Une menace pour la démocratie

Malgré la profondeur de ses racines, la démocratie athénienne ne put elle-même esquiver la menace. Elle fut deux fois renversée par des oligarques. En 404 avant notre ère, le régime des Trente déboucha même sur une guerre civile avec les démocrates, qui se battirent des mois durant pour rétablir la souveraineté populaire.

Ces « Trente Tyrans » s’étaient emparés du pouvoir à la faveur de la défaite d’Athènes face à Sparte, avec le soutien de l’ennemi. Ils ne tardèrent pas à se réserver les pleins pouvoirs, mettant fin à toute liberté, spoliant citoyens et étrangers, éliminant toute forme d’opposition à coups d’intimidations, d’exécutions et d’expulsions.

De l’histoire antique ? Sans doute, mais à 23 siècles de distance, en 1945, l’historien Jules Isaac publiait aux Éditions de Minuit, sous le pseudonyme de Junius, Les Oligarques. Essai d’histoire partiale.
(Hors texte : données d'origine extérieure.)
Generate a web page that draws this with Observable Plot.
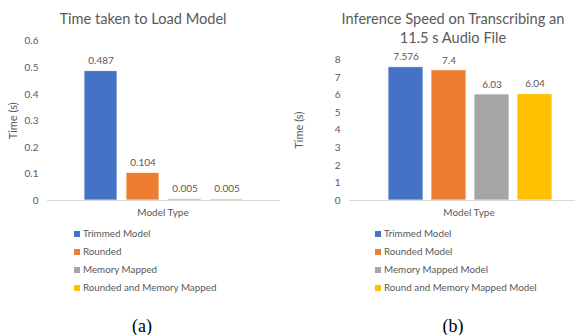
<!DOCTYPE html>
<html>
<head>
<meta charset="utf-8">
<script src="https://cdn.jsdelivr.net/npm/d3@7"></script>
<script src="https://cdn.jsdelivr.net/npm/@observablehq/plot@0.6"></script>
<style>
  html, body { margin: 0; padding: 0; background: #fff; }
  #root { position: relative; width: 576px; height: 335px; overflow: hidden; font-family: Lato, "Open Sans", sans-serif; color: #595959; }
  .abs { position: absolute; }
  .title { font-size: 14.6px; text-align: center; line-height: 19px; white-space: nowrap; }
  .xlabel { font-size: 10px; text-align: center; white-space: nowrap; }
  .legend { font-size: 9.8px; line-height: 18px; white-space: nowrap; }
  .legend .sw { display: inline-block; width: 6px; height: 6px; margin-right: 3px; vertical-align: 0px; }
  .cap { font-family: "Liberation Serif", "DejaVu Serif", serif; font-size: 18px; color: #000; text-align: center; line-height: 20px; }
</style>
</head>
<body>
<div id="root"></div>
<script>
// ---- Data ----
const colors = ["#4472C4", "#ED7D31", "#A5A5A5", "#FFC000"];

const loadSeries = ["Trimmed Model", "Rounded", "Memory Mapped", "Rounded and Memory Mapped"];
const loadTimes = [0.487, 0.104, 0.005, 0.005];
const loadTicks = [0, 0.1, 0.2, 0.3, 0.4, 0.5, 0.6];

const inferSeries = ["Trimmed Model", "Rounded Model", "Memory Mapped Model", "Round and Memory Mapped Model"];
const inferTimes = [7.576, 7.4, 6.03, 6.04];
const inferTicks = [0, 1, 2, 3, 4, 5, 6, 7, 8];

const root = document.getElementById("root");

function panel({left, width, series, values, ticks, yMax, marginTop, marginLeft, marginRight, insetLeft, insetRight, padInner, titleLines, titleCx, xLabelCx, legendLeft, capCx, caption, labelFmt}) {
  const data = series.map((s, i) => ({series: s, value: values[i], label: labelFmt[i]}));
  const chart = Plot.plot({
    width, height: 220,
    marginTop, marginBottom: 20, marginLeft, marginRight,
    style: {fontFamily: "Lato, 'Open Sans', sans-serif", fontSize: "10px", color: "#595959", background: "transparent"},
    x: {domain: series, axis: null, paddingInner: padInner, paddingOuter: padInner / 2, insetLeft, insetRight},
    y: {domain: [0, yMax]},
    color: {domain: series, range: colors},
    marks: [
      Plot.axisY({ticks, tickSize: 0, tickPadding: 9, label: null, tickFormat: d => String(d), fontSize: 10}),
      Plot.axisY({ticks: [], tickSize: 0, label: "Time (s)", labelAnchor: "center", labelArrow: "none", labelOffset: marginLeft - 9, fontSize: 11}),
      Plot.barY(data, {x: "series", y: "value", fill: "series", stroke: "white", strokeWidth: 0.75}),
      Plot.ruleY([0], {stroke: "#d9d9d9", strokeWidth: 1.2}),
      Plot.text(data, {x: "series", y: "value", text: "label", dy: -10, fontSize: 10, fill: "#595959"})
    ]
  });
  chart.classList.add("abs");
  chart.style.left = left + "px";
  chart.style.top = "0px";
  root.appendChild(chart);

  const t = document.createElement("div");
  t.className = "abs title";
  t.style.left = (titleCx - 150) + "px"; t.style.width = "300px"; t.style.top = "9px";
  t.innerHTML = titleLines.join("<br>");
  root.appendChild(t);

  const xl = document.createElement("div");
  xl.className = "abs xlabel";
  xl.style.left = (xLabelCx - 60) + "px"; xl.style.width = "120px"; xl.style.top = "206px";
  xl.textContent = "Model Type";
  root.appendChild(xl);

  const lg = document.createElement("div");
  lg.className = "abs legend";
  lg.style.left = legendLeft + "px"; lg.style.top = "224px";
  series.forEach((s, i) => {
    const row = document.createElement("div");
    const sw = document.createElement("span");
    sw.className = "sw"; sw.style.background = colors[i];
    row.appendChild(sw);
    row.appendChild(document.createTextNode(s));
    lg.appendChild(row);
  });
  root.appendChild(lg);

  const c = document.createElement("div");
  c.className = "abs cap";
  c.style.left = (capCx - 30) + "px"; c.style.width = "60px"; c.style.top = "316px";
  c.textContent = caption;
  root.appendChild(c);
}

panel({
  left: 0, width: 288, series: loadSeries, values: loadTimes, ticks: loadTicks, yMax: 0.6,
  marginTop: 40.7, marginLeft: 47, marginRight: 8, insetLeft: 31.3, insetRight: 32.4, padInner: 0.22,
  titleLines: ["Time taken to Load Model"], titleCx: 143, xLabelCx: 163, legendLeft: 74, capCx: 142, caption: "(a)",
  labelFmt: ["0.487", "0.104", "0.005", "0.005"]
});

panel({
  left: 286, width: 290, series: inferSeries, values: inferTimes, ticks: inferTicks, yMax: 8,
  marginTop: 59.3, marginLeft: 63, marginRight: 1, insetLeft: 33.7, insetRight: 18.3, padInner: 0.195,
  titleLines: ["Inference Speed on Transcribing an", "11.5 s Audio File"], titleCx: 453, xLabelCx: 469, legendLeft: 375, capCx: 453, caption: "(b)",
  labelFmt: ["7.576", "7.4", "6.03", "6.04"]
});
</script>
</body>
</html>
Achevé en 1942 dans la clandestinité, ce livre contait la manière dont les oligarques avaient à Athènes profité de la défaite militaire de leur cité face à Sparte pour y renverser, en s’appuyant sur l’ennemi, un régime démocratique qu’ils exécraient. Les ressemblances avec le contexte de rédaction allaient tellement de soi que l’auteur se contenta de les suggérer : c’était grâce à la défaite face à l’Allemagne non démocratique que des antidémocrates français, des oligarques modernes, avaient imposé le régime de Vichy avant de collaborer avec un ennemi utile à leur projet.

L’historien avait ainsi décelé entre passé grec et présent vécu des analogies frappantes et pertinentes et l’on ne peut exclure qu’un tel schéma se reproduise à l’avenir. Les emplois actuels d’oligarchie et d’oligarque présentent des ressemblances beaucoup plus partielles, voire accessoires, avec l’original grec : ils gardent certes la force polémique des emplois antiques et supposent aussi un lien entre pouvoir et fortune, mais ce lien est non institutionnel, variable et souvent flou. Si leurs usagers se réfèrent parfois à l’étymologie et aux emplois grecs, cela ne doit pas nous abuser sur l’identité des idées et pratiques, quelle que soit la contribution des Grecs à la pensée politique occidentale.